The International Energy Agency has increased its oil demand forecast for this year to 29.8m barrels per day (bpd), up 200,000 from its previous estimate.
However, it has warned against supply shortages from Iraq and Libya and cut its forecast for growth in demand for 2014 by 100,000 bpd to 1.11m bpd.
Protests in Libya saw production fall to 400,000 bpd at the begnning of August, compared to 1m bpd in July. And supply in Iraq fell below 3m bpd for the first time in five months in July after repeated bomb attacks on a major pipeline running 900km from Nineveh to Turkey's Ceyhan port on the Mediterranean reduced flow from 1.6m bpd to 500,000 bpd. Iraq's oil output is expected to fall a further 500,000 bpd in September as infrastructure work takes place to repair the pipeliine.
But it's not all doom and gloom. Saudia Arabia's oil production rose to its highest point in a year.
And strong supply growth from non-OPEC producers could mitigate any supply issues, with non-OPEC supplies growing 1.0 per cent in July to 54.9m bpd, and forecast to hit 55.4m bpd in the fourth quarter of the year.

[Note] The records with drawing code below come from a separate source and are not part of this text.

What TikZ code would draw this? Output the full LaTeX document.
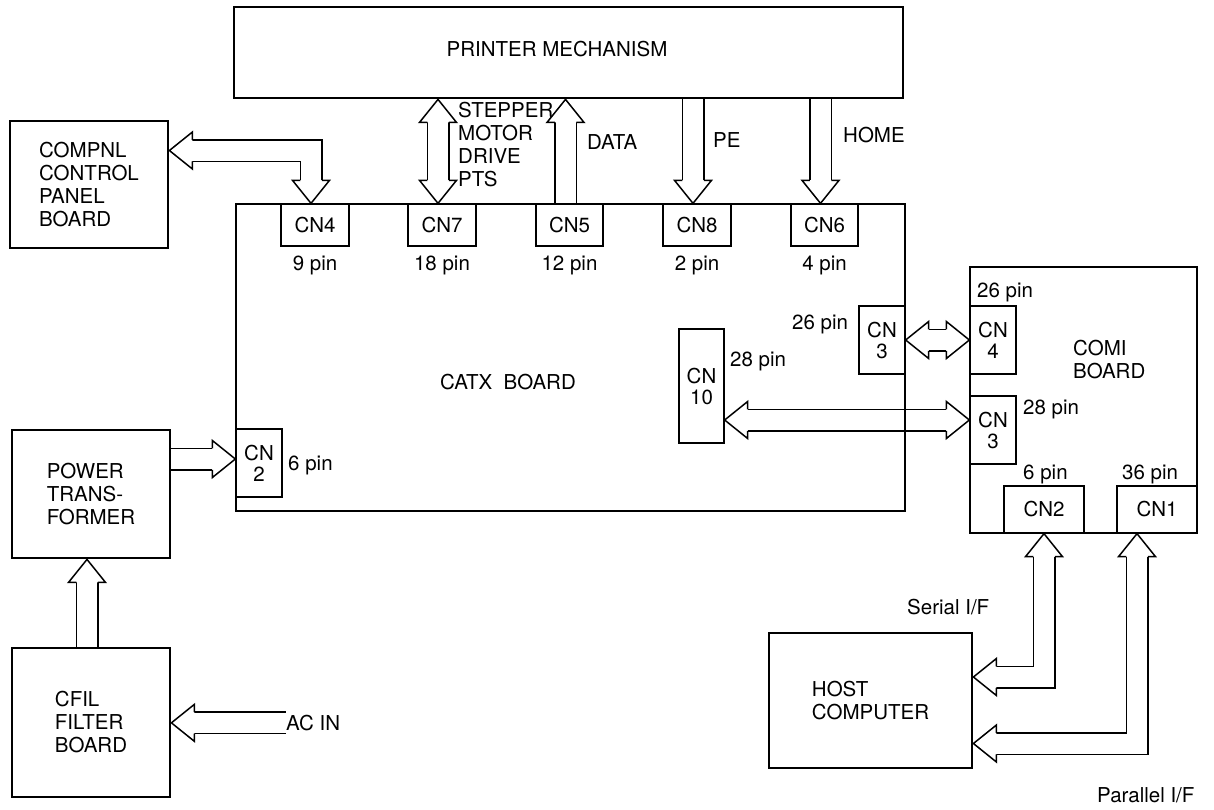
\documentclass[tikz,border=0pt]{standalone}
\usepackage{fontspec}
\setmainfont{TeX Gyre Heros}
\usetikzlibrary{backgrounds}

\newcommand\lblfont{\fontsize{20.5}{23}\selectfont}
\tikzset{
  board/.style={draw, line width=2.8pt, inner sep=0pt, align=left},
  conn/.style={draw, line width=1.3pt, inner sep=0pt, align=center, font=\fontsize{20.5}{21}\selectfont},
  txt/.style={inner sep=0pt, align=left},
  busout/.style={line width=23pt, line cap=butt, line join=miter},
  busin/.style={white, line width=20pt, line cap=butt, line join=miter},
  bushd/.style={line width=1.5pt, line join=miter, fill=white},
}
\newcommand\busline[3]{%
  \draw[busout, shorten <=#1, shorten >=#2] #3;
  \draw[busin] #3;}
\newcommand\bushead[2]{%
  \draw[bushd, shift={(#1)}, rotate=#2] (-23,10.75) -- (-23,18.5) -- (0,0) -- (-23,-18.5) -- (-23,-10.75);}

\begin{document}
\begin{tikzpicture}[x=1pt, y=-1pt, font=\lblfont]
\useasboundingbox (0,0) rectangle (1214,809);

\node[board, minimum width=669pt, minimum height=91pt] (printer) at (568.5,52.5) {};
\node[txt, anchor=base] at (557,56.3) {PRINTER MECHANISM};
\node[board, minimum width=158pt, minimum height=127pt] (compnl) at (89,184.5) {COMPNL\\CONTROL\\PANEL\\BOARD};
\node[board, minimum width=669pt, minimum height=307pt] (catx) at (570.5,357.5) {};
\node[txt, anchor=base] at (508,389.3) {CATX~~BOARD};
\node[board, minimum width=158pt, minimum height=128pt] (power) at (91,494) {POWER\\TRANS-\\FORMER};
\node[board, minimum width=158pt, minimum height=149pt] (cfil) at (91,722.5) {CFIL\\FILTER\\BOARD};
\node[board, minimum width=227pt, minimum height=266pt] (comi) at (1083.5,400) {};
\node[txt, anchor=north west] at (1073,339.7) {COMI\\BOARD};
\node[board, minimum width=203pt, minimum height=135pt] (host) at (870.5,700.5) {HOST\\COMPUTER};

\node[conn, minimum width=68pt, minimum height=42pt] (cn4) at (315,225) {CN4};
\node[conn, minimum width=68pt, minimum height=42pt] (cn7) at (442,225) {CN7};
\node[conn, minimum width=67pt, minimum height=42pt] (cn5) at (569.5,225) {CN5};
\node[conn, minimum width=68pt, minimum height=42pt] (cn8) at (697,225) {CN8};
\node[conn, minimum width=67pt, minimum height=42pt] (cn6) at (824.5,225) {CN6};
\node[conn, minimum width=45pt, minimum height=114pt] (cn10) at (701.5,386) {CN\\10};
\node[conn, minimum width=46pt, minimum height=68pt] (cn3a) at (882,340) {CN\\3};
\node[conn, minimum width=46pt, minimum height=68pt] (cn2a) at (259,463) {CN\\2};
\node[conn, minimum width=46pt, minimum height=68pt] (cn4b) at (993,340) {CN\\4};
\node[conn, minimum width=46pt, minimum height=68pt] (cn3b) at (993,430) {CN\\3};
\node[conn, minimum width=80pt, minimum height=47pt] (cn2b) at (1044,509.5) {CN2};
\node[conn, minimum width=80pt, minimum height=47pt] (cn1) at (1157,509.5) {CN1};

\node[txt, anchor=base] at (315,270.3) {9 pin};
\node[txt, anchor=base] at (442,270.3) {18 pin};
\node[txt, anchor=base] at (569.5,270.3) {12 pin};
\node[txt, anchor=base] at (697,270.3) {2 pin};
\node[txt, anchor=base] at (824.5,270.3) {4 pin};
\node[txt, anchor=base west] at (792,329.3) {26 pin};
\node[txt, anchor=base west] at (730,366.3) {28 pin};
\node[txt, anchor=base west] at (288,470.3) {6 pin};
\node[txt, anchor=base west] at (977,297.3) {26 pin};
\node[txt, anchor=base west] at (1023,414.3) {28 pin};
\node[txt, anchor=base west] at (1023,479.3) {6 pin};
\node[txt, anchor=base west] at (1122,479.3) {36 pin};
\node[txt, anchor=north west] at (458,101.7) {STEPPER\\MOTOR\\DRIVE\\PTS};
\node[txt, anchor=base west] at (587,149.3) {DATA};
\node[txt, anchor=base west] at (713,147.3) {PE};
\node[txt, anchor=base west] at (843,142.3) {HOME};
\node[txt, anchor=base west] (actext) at (286,730.3) {AC IN};
\node[txt, anchor=base west] at (907,614.3) {Serial I/F};
\node[txt, anchor=base west] at (1097,802.3) {Parallel I/F};

\begin{scope}[on background layer]
\busline{23pt}{23pt}{(compnl.east |- 0,150.5) -| ([xshift=-4pt]cn4.north)}
\bushead{compnl.east |- 0,150.5}{180}
\bushead{[xshift=-4pt]cn4.north}{-90}
\busline{23pt}{23pt}{([xshift=-4pt]cn7.north |- printer.south) -- ([xshift=-4pt]cn7.north)}
\bushead{[xshift=-4pt]cn7.north |- printer.south}{90}
\bushead{[xshift=-4pt]cn7.north}{-90}
\busline{0pt}{23pt}{([xshift=-4pt]cn5.north) -- ([xshift=-4pt]cn5.north |- printer.south)}
\bushead{[xshift=-4pt]cn5.north |- printer.south}{90}
\busline{0pt}{23pt}{([xshift=-4pt]cn8.north |- printer.south) -- ([xshift=-4pt]cn8.north)}
\bushead{[xshift=-4pt]cn8.north}{-90}
\busline{0pt}{23pt}{([xshift=-4pt]cn6.north |- printer.south) -- ([xshift=-4pt]cn6.north)}
\bushead{[xshift=-4pt]cn6.north}{-90}
\busline{23pt}{23pt}{(cn3a.east) -- (cn4b.west |- cn3a.east)}
\bushead{cn3a.east}{180}
\bushead{cn4b.west |- cn3a.east}{0}
\busline{23pt}{23pt}{(cn10.east |- 0,420) -- (cn3b.west |- 0,420)}
\bushead{cn10.east |- 0,420}{180}
\bushead{cn3b.west |- 0,420}{0}
\busline{0pt}{23pt}{(power.east |- 0,459) -- (cn2a.west |- 0,459)}
\bushead{cn2a.west |- 0,459}{0}
\busline{0pt}{23pt}{([xshift=-4pt]cfil.north) -- ([xshift=-4pt]power.south)}
\bushead{[xshift=-4pt]power.south}{90}
\busline{0pt}{23pt}{(actext.west) -- (cfil.east |- actext.west)}
\bushead{cfil.east |- actext.west}{180}
\busline{23pt}{23pt}{(cn2b.south) |- (host.east |- 0,677)}
\bushead{cn2b.south}{90}
\bushead{host.east |- 0,677}{180}
\busline{23pt}{23pt}{([xshift=-20pt]cn1.south) |- (host.east |- 0,743.5)}
\bushead{[xshift=-20pt]cn1.south}{90}
\bushead{host.east |- 0,743.5}{180}
\end{scope}
\end{tikzpicture}
\end{document}
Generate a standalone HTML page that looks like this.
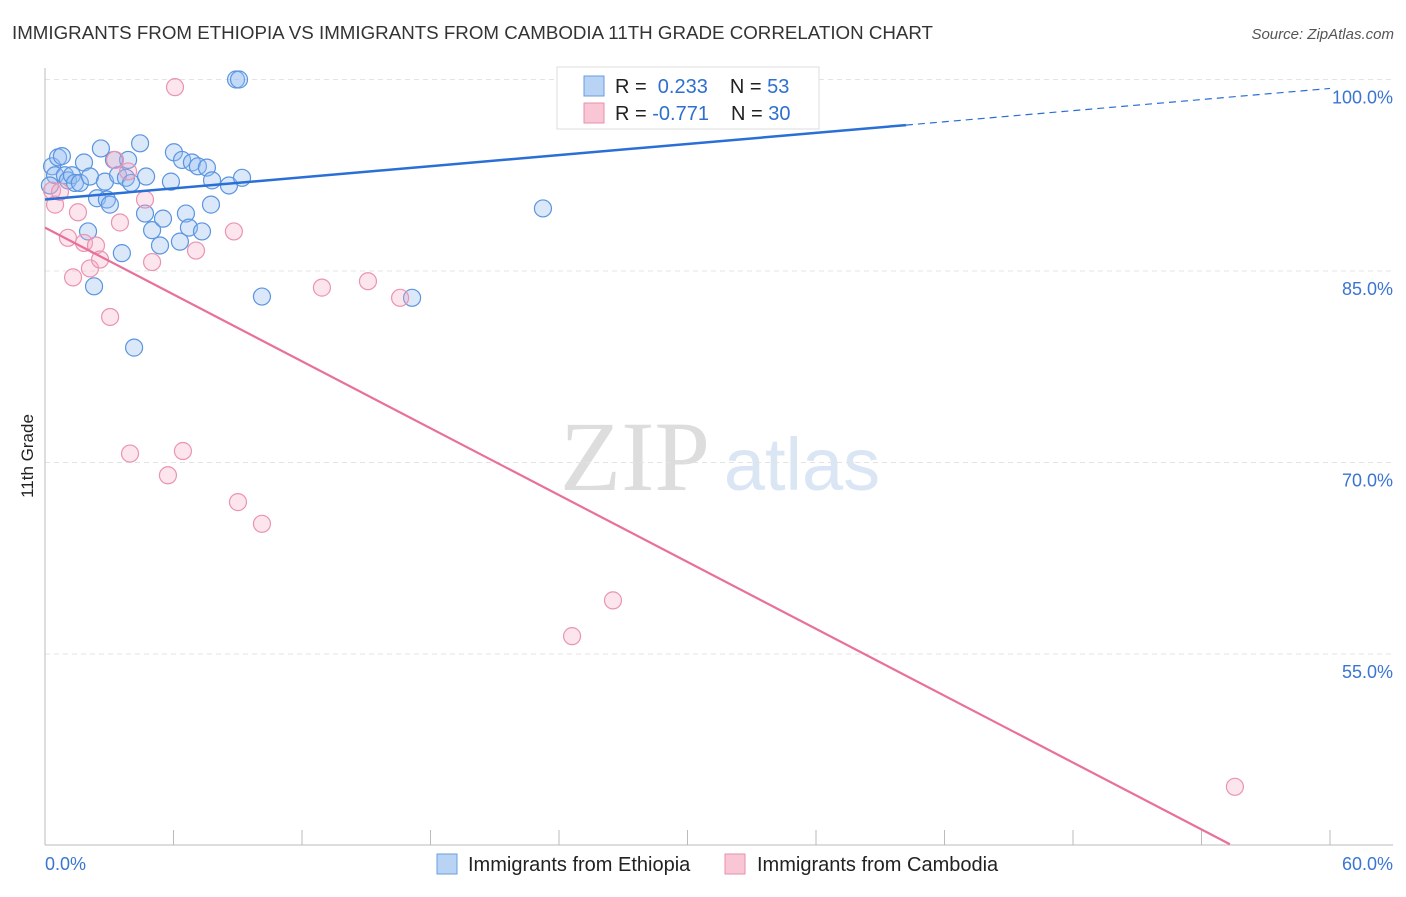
<!DOCTYPE html>
<html><head><meta charset="utf-8"><style>
body{margin:0;background:#fff;font-family:"Liberation Sans",sans-serif}
</style></head><body>
<svg id="c" width="1406" height="892" xmlns="http://www.w3.org/2000/svg">
<text x="12" y="39" font-size="18" fill="#333" textLength="921" lengthAdjust="spacingAndGlyphs">IMMIGRANTS FROM ETHIOPIA VS IMMIGRANTS FROM CAMBODIA 11TH GRADE CORRELATION CHART</text>
<text x="1394" y="39" font-size="15" fill="#555" text-anchor="end" font-style="italic">Source: ZipAtlas.com</text>
<text x="635" y="490" font-size="100" fill="#ddd" font-family="Liberation Serif,serif" text-anchor="middle">ZIP</text>
<text x="802" y="490" font-size="74" fill="#dbe6f5" text-anchor="middle">atlas</text>
<text transform="translate(33,456) rotate(-90)" font-size="17" fill="#222" text-anchor="middle">11th Grade</text>
<g id="grid"></g><g id="pts"></g><g id="lines"></g>
<g>
<rect x="557" y="67" width="262" height="62" fill="#fff" stroke="#ddd"/>
<rect x="584" y="76" width="20" height="20" fill="#b9d3f5" stroke="#6a9de0"/>
<rect x="584" y="103" width="20" height="20" fill="#f9c6d5" stroke="#e98fab"/>
<text x="615" y="93" font-size="20" fill="#222">R = <tspan fill="#2f6fd0">&#160;0.233</tspan><tspan dx="22" fill="#222">N = </tspan><tspan fill="#2f6fd0">53</tspan></text>
<text x="615" y="120" font-size="20" fill="#222">R = <tspan fill="#2f6fd0">-0.771</tspan><tspan dx="22" fill="#222">N = </tspan><tspan fill="#2f6fd0">30</tspan></text>
</g>
<g>
<rect x="437" y="854" width="20" height="20" fill="#b9d3f5" stroke="#6a9de0"/>
<text x="468" y="871" font-size="20" fill="#222">Immigrants from Ethiopia</text>
<rect x="725" y="854" width="20" height="20" fill="#f9c6d5" stroke="#e98fab"/>
<text x="757" y="871" font-size="20" fill="#222">Immigrants from Cambodia</text>
</g>
<text x="45" y="870" font-size="18" fill="#3a75d0">0.0%</text>
<text x="1393" y="870" font-size="18" fill="#3a75d0" text-anchor="end">60.0%</text>
</svg>
<script>
const blueX=[0.33,0.47,0.23,0.61,0.79,0.93,1.07,1.26,1.40,1.63,1.82,2.01,2.10,2.29,2.43,2.61,2.80,2.89,3.03,3.22,3.41,3.59,3.78,3.88,4.02,4.16,4.44,4.67,4.72,5.00,5.37,5.51,5.88,6.02,6.30,6.40,6.58,6.72,6.86,7.14,7.33,7.56,7.75,7.80,8.59,8.92,9.06,9.20,10.13,17.14,23.25,33.01];
const blueY=[93.2,92.5,91.7,93.9,94.0,92.5,92.1,92.5,91.9,91.9,93.5,88.1,92.4,83.8,90.7,94.6,92.0,90.6,90.2,93.7,92.5,86.4,92.3,93.7,91.9,79.0,95.0,89.5,92.4,88.2,87.0,89.1,92.0,94.3,87.3,93.7,89.5,88.4,93.5,93.2,88.1,93.1,90.2,92.1,91.7,100,100,92.3,83.0,82.9,89.9,100];
const pinkX=[0.33,0.47,0.70,1.07,1.31,1.54,1.82,2.10,2.38,2.57,3.04,3.27,3.50,3.88,3.97,4.67,5.00,5.74,6.07,6.44,7.05,8.82,9.01,10.13,12.93,15.08,16.58,24.61,26.52,55.56];
const pinkY=[91.3,90.2,91.2,87.6,84.5,89.6,87.2,85.2,87.0,85.9,81.4,93.7,88.8,92.8,70.7,90.6,85.7,69.0,99.4,70.9,86.6,88.1,66.9,65.2,83.7,84.2,82.9,56.4,59.2,44.6];
const yTicks=[100,85,70,55];
const blueLine=[90.6,0.145];
const pinkLine=[88.4,-0.873];
const NS="http://www.w3.org/2000/svg";
const sx=v=>45+v/60*1285, sy=v=>79.5+(100-v)*12.767;
function mk(t,a,p){const e=document.createElementNS(NS,t);for(const k in a)e.setAttribute(k,a[k]);p.appendChild(e);return e;}
const g=document.getElementById('grid');
yTicks.forEach(t=>{
 const l=mk('line',{x1:45,x2:1393,y1:sy(t),y2:sy(t),stroke:'#e3e3e3','stroke-dasharray':'5,4'},g);
 
 
 const tx=mk('text',{x:1393,y:sy(t)+24,'font-size':18,fill:'#3a75d0','text-anchor':'end'},g);
 tx.textContent=t.toFixed(1)+'%';
 
 
});
const ax=mk('line',{x1:45,x2:45,y1:68,y2:845,stroke:'#bbb'},g);


const bx=mk('line',{x1:45,x2:1393,y1:845,y2:845,stroke:'#bbb'},g);


for(let i=0;i<=10;i++){const t=mk('line',{x1:sx(i*6),x2:sx(i*6),y1:830,y2:845,stroke:'#bbb'},g);
 
 }
const p=document.getElementById('pts');
blueX.forEach((x,i)=>{const c=mk('circle',{cx:sx(x),cy:sy(blueY[i]),r:8.5,fill:'rgba(150,190,240,0.35)',stroke:'#5b95e0','stroke-width':1.2},p);
 
 });
pinkX.forEach((x,i)=>{const c=mk('circle',{cx:sx(x),cy:sy(pinkY[i]),r:8.5,fill:'rgba(245,170,195,0.3)',stroke:'#eb94b0','stroke-width':1.2},p);
 
 });
const L=document.getElementById('lines');
const bf=x=>blueLine[0]+blueLine[1]*x, pf=x=>pinkLine[0]+pinkLine[1]*x;
const b1=mk('line',{x1:sx(0),y1:sy(bf(0)),x2:sx(40.2),y2:sy(bf(40.2)),stroke:'#2a6fd6','stroke-width':2.5},L);


const b2=mk('line',{x1:sx(40.2),y1:sy(bf(40.2)),x2:sx(60),y2:sy(bf(60)),stroke:'#2a6fd6','stroke-width':1.2,'stroke-dasharray':'7,5'},L);


const xe=(40.1-pinkLine[0])/pinkLine[1];
const p1=mk('line',{x1:sx(0),y1:sy(pf(0)),x2:sx(xe),y2:sy(pf(xe)),stroke:'#e8709a','stroke-width':2.2},L);


</script>
</body></html>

North America accounted for 40 per cent of this growth, and is forecast to increase output by 1.4m bpd in the second half of the year compared to the year before. In particular, shale oil was identified as a "defining feature of tomorrow's market", potentially forcing OPEC producers to pull back supply in the future.
The producer group, ineluctably faces the test of having to rein in supply and accommodate rising volumes of shale oil – unless falling prices curb shale oil production first.